B’casters Balk at ‘LPM’ D.C. Data


Several broadcasters in Washington, D.C., Friday disputed preliminary data Nielsen Media Research released from its “Local People Meters” in that market, where the technology is set to be deployed June 2.

TV stations were taken by surprise by the four-page progress report Nielsen sent out, which discussed initial data from the LPMs, with the ratings company saying that TV viewing is up in key demographics, and that among African-American audiences, the number of people watching TV in the LPM sample was higher than with the old set meters in May 2004.

The progress report also said fault rates for black and Hispanics in the LPM group were lower than those from the old set meters.

Officials from News Corp.’s Fox Broadcasting Co. and Allbritton Communications Co., which have stations in Washington, were caught off-guard by the report.

“Without even the courtesy of providing it to us -- and after them pointedly rejecting our request to meet -- Nielsen slops one week’s worth of data and then draws some outrageous conclusions based on information that they won’t provide to us,” said Jerald Fritz, Allbritton’s senior vice president of legal and strategic affairs.

“They have all of these demo breakouts, and we’re not supposed to get demo breakdown for a month-and-a-half,” he added. “This system is not even close to being ready for commercial deployment.”

Nielsen’s LPM deployment has been controversial, opposed by some black and Hispanic groups, led by Don’t Count Us Out, as well as broadcasters like News Corp. and Tribune Broadcasting.

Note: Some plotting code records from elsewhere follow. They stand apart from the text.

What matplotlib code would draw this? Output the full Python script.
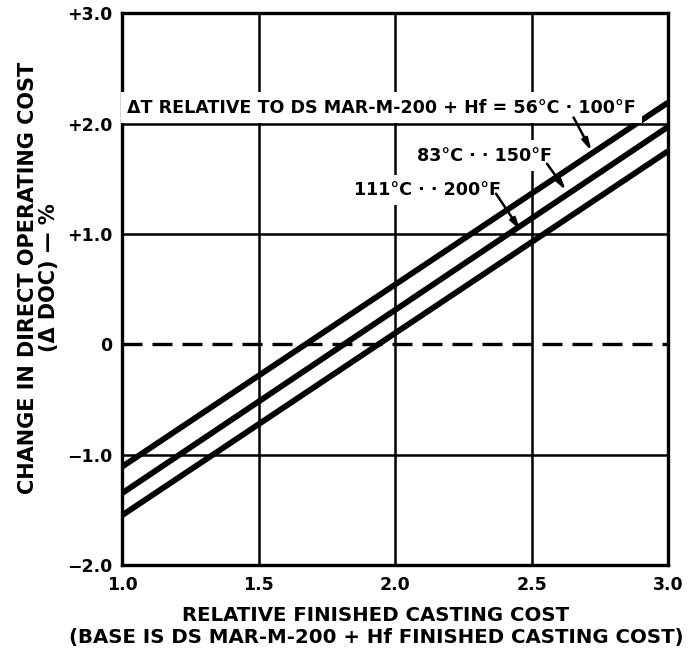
import matplotlib
matplotlib.use("Agg")
import matplotlib.pyplot as plt

# ---- data ----
x_cost = [1.0, 3.0]
doc_56C = [-1.11, 2.19]
doc_83C = [-1.35, 1.97]
doc_111C = [-1.55, 1.75]

x_ticks = [1.0, 1.5, 2.0, 2.5, 3.0]
x_ticklabels = ["1.0", "1.5", "2.0", "2.5", "3.0"]
y_ticks = [-2.0, -1.0, 0.0, 1.0, 2.0, 3.0]
y_ticklabels = ["\u22122.0", "\u22121.0", "0", "+1.0", "+2.0", "+3.0"]

plt.rcParams['font.family'] = ['DejaVu Sans']
plt.rcParams['font.weight'] = 'bold'

fig = plt.figure(figsize=(6.96, 6.57), dpi=100)
ax = fig.add_axes([0.1753, 0.140, 0.7845, 0.840])

ax.set_xlim(1.0, 3.0)
ax.set_ylim(-2.0, 3.0)

# grid
for xv in [1.5, 2.0, 2.5]:
    ax.axvline(xv, color='black', lw=1.8, zorder=1)
for yv in [-1.0, 1.0, 2.0]:
    ax.axhline(yv, color='black', lw=1.8, zorder=1)
ax.axhline(0.0, color='black', lw=2.4, dashes=(6, 3), zorder=1)

# data lines
for yy in (doc_56C, doc_83C, doc_111C):
    ax.plot(x_cost, yy, color='black', lw=4.2, solid_capstyle='butt', zorder=3)

for sp in ax.spines.values():
    sp.set_linewidth(2.4)

ax.set_xticks(x_ticks)
ax.set_xticklabels(x_ticklabels, fontsize=12.5, fontweight='bold')
ax.set_yticks(y_ticks)
ax.set_yticklabels(y_ticklabels, fontsize=12.5, fontweight='bold')
ax.tick_params(axis='x', length=0, pad=8)
ax.tick_params(axis='y', length=0, pad=7)

# annotations
bbox = dict(boxstyle='square,pad=0.35', fc='white', ec='none')
ax.text(1.017, 2.145, "\u0394T RELATIVE TO DS MAR-M-200 + Hf = 56\u00b0C \u00b7 100\u00b0F",
        fontsize=12.6, fontweight='bold', va='center', ha='left', bbox=bbox, zorder=5)
ax.text(2.08, 1.71, "83\u00b0C \u00b7 \u00b7 150\u00b0F", fontsize=12.6, fontweight='bold',
        va='center', ha='left', bbox=bbox, zorder=5)
ax.text(1.85, 1.40, "111\u00b0C \u00b7 \u00b7 200\u00b0F", fontsize=12.6, fontweight='bold',
        va='center', ha='left', bbox=bbox, zorder=5)

arrow = dict(arrowstyle='-|>,head_length=0.7,head_width=0.18', color='black', lw=1.8,
             shrinkA=0, shrinkB=0)
ax.annotate("", xy=(2.72, 1.75), xytext=(2.654, 2.055), arrowprops=arrow, zorder=6)
ax.annotate("", xy=(2.626, 1.395), xytext=(2.557, 1.635), arrowprops=arrow, zorder=6)
ax.annotate("", xy=(2.46, 1.03), xytext=(2.37, 1.364), arrowprops=arrow, zorder=6)

ax.set_xlabel("RELATIVE FINISHED CASTING COST\n(BASE IS DS MAR-M-200 + Hf FINISHED CASTING COST)",
              fontsize=14.2, fontweight='bold', linespacing=1.15)
ax.xaxis.set_label_coords(0.465, -0.075)
ax.set_ylabel("CHANGE IN DIRECT OPERATING COST\n(\u0394 DOC) \u2014 %",
              fontsize=15, fontweight='bold', linespacing=1.1)
ax.yaxis.set_label_coords(-0.115, 0.52)

fig.savefig("out.png", dpi=100)
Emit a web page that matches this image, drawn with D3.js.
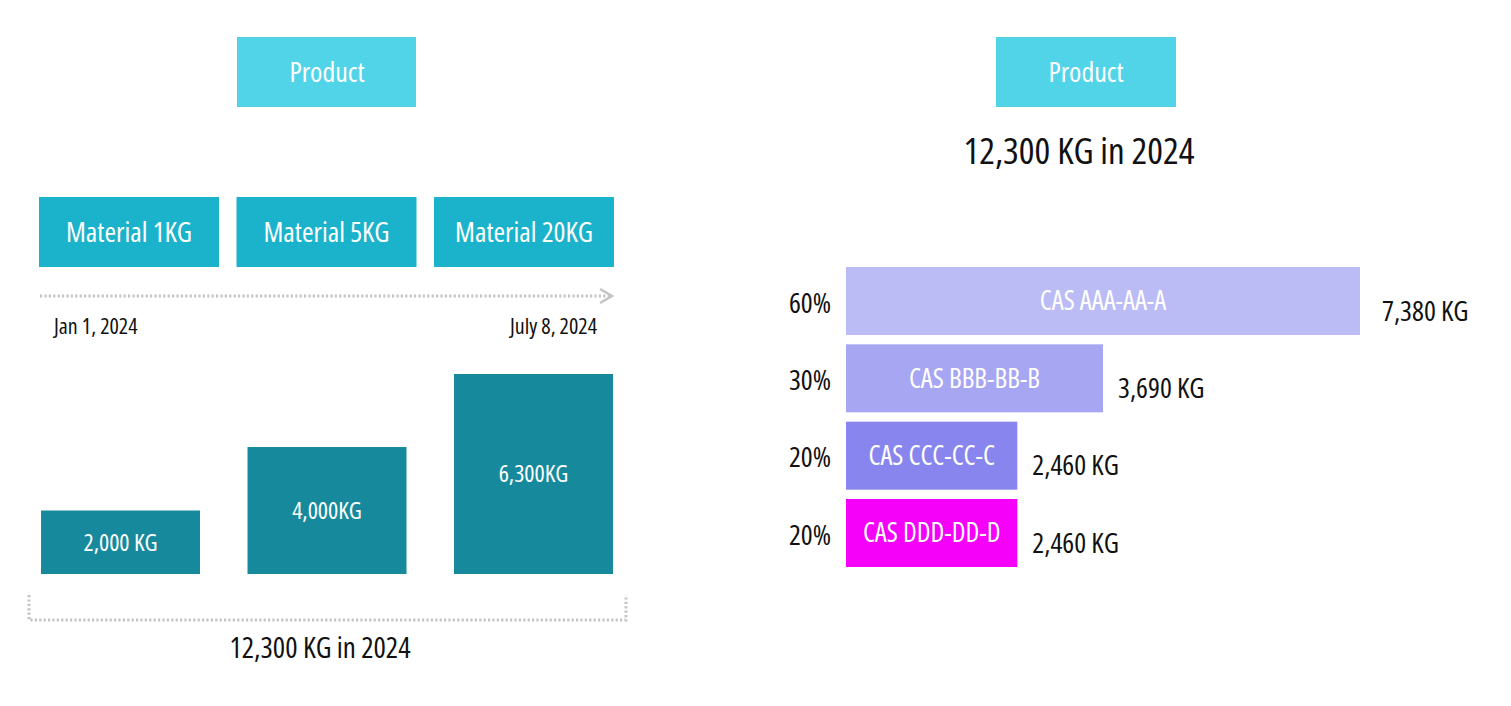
<!DOCTYPE html>
<html>
<head>
<meta charset="utf-8">
<script src="https://cdn.jsdelivr.net/npm/d3@7"></script>
<style>
  html, body { margin: 0; padding: 0; background: #fff; }
  svg { display: block; }
  text { font-family: "Open Sans", "Liberation Sans Narrow", "DejaVu Sans Condensed", sans-serif; font-stretch: 75%; }
</style>
</head>
<body>
<svg id="chart" width="1511" height="706"></svg>
<script>
// ---- data ----
const productLabel = "Product";
const materials = ["Material 1KG", "Material 5KG", "Material 20KG"];
const materialValues = [2000, 4000, 6300];
const materialValueLabels = ["2,000 KG", "4,000KG", "6,300KG"];
const dateLabels = ["Jan 1, 2024", "July 8, 2024"];
const totalLabel = "12,300 KG in 2024";
const casNames = ["CAS AAA-AA-A", "CAS BBB-BB-B", "CAS CCC-CC-C", "CAS DDD-DD-D"];
const casValues = [7380, 3690, 2460, 2460];
const casShares = ["60%", "30%", "20%", "20%"];
const casValueLabels = ["7,380 KG", "3,690 KG", "2,460 KG", "2,460 KG"];
const casColors = ["#BBBBF5", "#A7A6F2", "#8886EE", "#F500F8"];

const svg = d3.select("#chart");
const productColor = "#52D4E8";
const materialColor = "#1BB3CB";
const barColor = "#168A9C";
const dotColor = "#C4C4C4";
const ink = "#111";

// ---------- LEFT PANEL ----------
const left = svg.append("g");

// product box
left.append("rect").attr("x", 237).attr("y", 37).attr("width", 179).attr("height", 70).attr("fill", productColor);
left.append("text").attr("x", 327).attr("y", 72).attr("dy", "0.35em")
  .attr("text-anchor", "middle").attr("fill", "#fff").attr("font-size", 28).attr("font-weight", 500)
  .text(productLabel);

// material boxes
const xBox = d3.scaleBand().domain(materials).range([39, 614]).paddingInner(0.0886).paddingOuter(0);
const mg = left.selectAll("g.mat").data(materials).join("g").attr("class", "mat");
mg.append("rect").attr("x", d => xBox(d)).attr("y", 197).attr("width", xBox.bandwidth()).attr("height", 70).attr("fill", materialColor);
mg.append("text").attr("x", d => xBox(d) + xBox.bandwidth() / 2).attr("y", 232).attr("dy", "0.35em")
  .attr("text-anchor", "middle").attr("fill", "#fff").attr("font-size", 28).attr("font-weight", 500)
  .text(d => d);

// timeline dotted arrow
const tl = d3.scaleLinear().domain([0, 1]).range([40, 612]);
left.append("line").attr("x1", tl(0)).attr("x2", tl(1) - 2).attr("y1", 296).attr("y2", 296)
  .attr("stroke", dotColor).attr("stroke-width", 3).attr("stroke-dasharray", "2.2,2.2");
left.append("path").attr("d", `M${tl(1) - 12},${289} L${tl(1)},${296} L${tl(1) - 12},${303}`)
  .attr("fill", "none").attr("stroke", dotColor).attr("stroke-width", 2.5);

left.append("text").attr("x", 54).attr("y", 334).attr("font-size", 22).attr("font-weight", 500).attr("fill", ink).text(dateLabels[0]);
left.append("text").attr("x", 597).attr("y", 334).attr("text-anchor", "end").attr("font-size", 22).attr("font-weight", 500).attr("fill", ink).text(dateLabels[1]);

// bars
const xBar = d3.scaleBand().domain(materials).range([41, 613]).paddingInner(0.23).paddingOuter(0);
const yBar = d3.scaleLinear().domain([0, 6300]).range([574, 374]);
const bg = left.selectAll("g.bar").data(materials).join("g").attr("class", "bar");
bg.append("rect").attr("x", d => xBar(d)).attr("width", xBar.bandwidth())
  .attr("y", (d, i) => yBar(materialValues[i])).attr("height", (d, i) => yBar(0) - yBar(materialValues[i]))
  .attr("fill", barColor);
bg.append("text").attr("x", d => xBar(d) + xBar.bandwidth() / 2)
  .attr("y", (d, i) => (yBar(materialValues[i]) + yBar(0)) / 2).attr("dy", "0.35em")
  .attr("text-anchor", "middle").attr("fill", "#fff").attr("font-size", 24).attr("font-weight", 500)
  .text((d, i) => materialValueLabels[i]);

// bracket
left.append("path").attr("d", "M29,595 L29,620 L626,620 L626,595")
  .attr("fill", "none").attr("stroke", dotColor).attr("stroke-width", 3).attr("stroke-dasharray", "2.2,2.2");
left.append("text").attr("x", 320).attr("y", 648).attr("dy", "0.35em").attr("text-anchor", "middle")
  .attr("font-size", 29).attr("font-weight", 500).attr("fill", ink).text(totalLabel);

// ---------- RIGHT PANEL ----------
const right = svg.append("g");
right.append("rect").attr("x", 996).attr("y", 37).attr("width", 180).attr("height", 70).attr("fill", productColor);
right.append("text").attr("x", 1086).attr("y", 72).attr("dy", "0.35em")
  .attr("text-anchor", "middle").attr("fill", "#fff").attr("font-size", 28).attr("font-weight", 500)
  .text(productLabel);
right.append("text").attr("x", 1079).attr("y", 151).attr("dy", "0.35em").attr("text-anchor", "middle")
  .attr("font-size", 37).attr("font-weight", 500).attr("fill", ink).text(totalLabel);

const yCas = d3.scaleBand().domain(casNames).range([267, 567]).paddingInner(0.1207).paddingOuter(0);
const xCas = d3.scaleLinear().domain([0, 7380]).range([846, 1360]);
const cg = right.selectAll("g.cas").data(casNames).join("g").attr("class", "cas");
cg.append("rect").attr("x", xCas(0)).attr("y", d => yCas(d))
  .attr("width", (d, i) => xCas(casValues[i]) - xCas(0)).attr("height", yCas.bandwidth())
  .attr("fill", (d, i) => casColors[i]);
cg.append("text").attr("x", (d, i) => (xCas(0) + xCas(casValues[i])) / 2)
  .attr("y", d => yCas(d) + yCas.bandwidth() / 2).attr("dy", "0.35em")
  .attr("text-anchor", "middle").attr("fill", "#fff").attr("font-size", 27).attr("font-weight", 500)
  .text(d => d);
cg.append("text").attr("x", 831).attr("y", d => yCas(d) + yCas.bandwidth() / 2 + 2).attr("dy", "0.35em")
  .attr("text-anchor", "end").attr("fill", ink).attr("font-size", 28).attr("font-weight", 500)
  .text((d, i) => casShares[i]);
cg.append("text").attr("x", (d, i) => xCas(casValues[i]) + (i === 0 ? 22 : 15))
  .attr("y", d => yCas(d) + yCas.bandwidth() / 2 + 10).attr("dy", "0.35em")
  .attr("fill", ink).attr("font-size", 28).attr("font-weight", 500)
  .text((d, i) => casValueLabels[i]);
</script>
</body>
</html>
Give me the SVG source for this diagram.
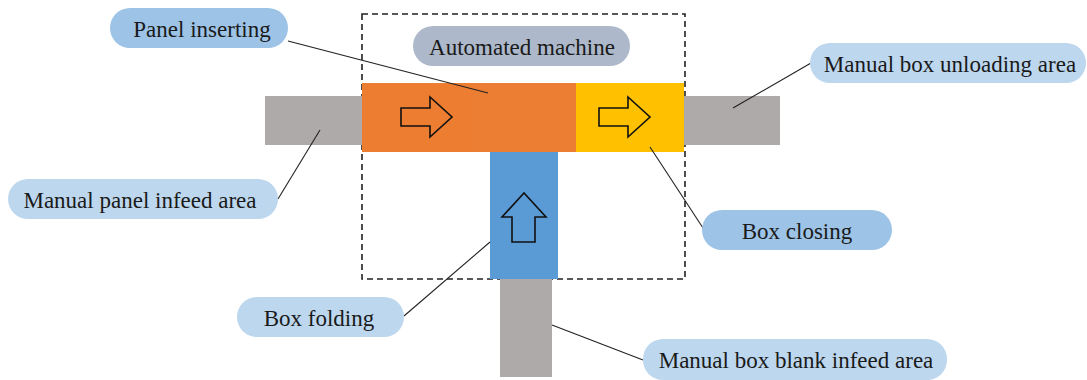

In the Washington DMA, broadcasters are so concerned that they sought to meet as a group with the ratings company. Allbritton owns ABC affiliate WJLA in that market.

Fritz and several Fox officials claimed that despite Nielsen’s report, fault rates in the LPM sample for African Americans and Latinos are very high and household numbers are down with the new LPM technology.

“The reality is that there continues to be problems,” said Tom Herwitz, president of station operations for Fox Television Stations.

Duffy Dyer, general manager for Fox’s WTTG, said that in addition to high fault rates, there is a disparity in the HUT (households using television) numbers between the LPM and set-meter samples in Washington.

The broadcasters want Nielsen to wait until the Media Ratings Council accredits the LPMs before Nielsen deploys them in additional markets.

“We have urged Nielsen not to foist this half-baked system on viewers, advertisers, broadcasters and cable operators until the MRC can accredit it,” Fritz said.

According to Nielsen, LPMs in Washington indicated that African Americans are watching more cable programming than the old measuring system indicated, with channels like USA Network and Lifetime Television seeing big gains.

“African Americans in the LPM sample are watching more cable programming than was reported in the set-meter sample,” the Nielsen report said.

In particular, USA, Bravo, Animal Planet and Lifetime saw their numbers soar among black audiences with LPMs. In primetime ratings for black households, Animal Planet was up 113%, from a 0.15 with set meters to a 0.32 with LPMs. Bravo was up 213%, from a 0.08 to a 0.25. Lifetime was up 112%, from a 1.37 to a 2.90, while USA was up 128%, from a 1.46 to a 3.33. Black Entertainment Television was up 26%, from a 1.44 to a 1.82.

The ratings company also maintained that its Washington LPM sample is more representative of the local population that the set-meter sample it is replacing. The week of May 2, the LPM sample has 609 homes, versus 440 for the set meters. In addition, the number of African-American households has increased to 146 from 113, while the number of Latino households has increased to 51 from 23.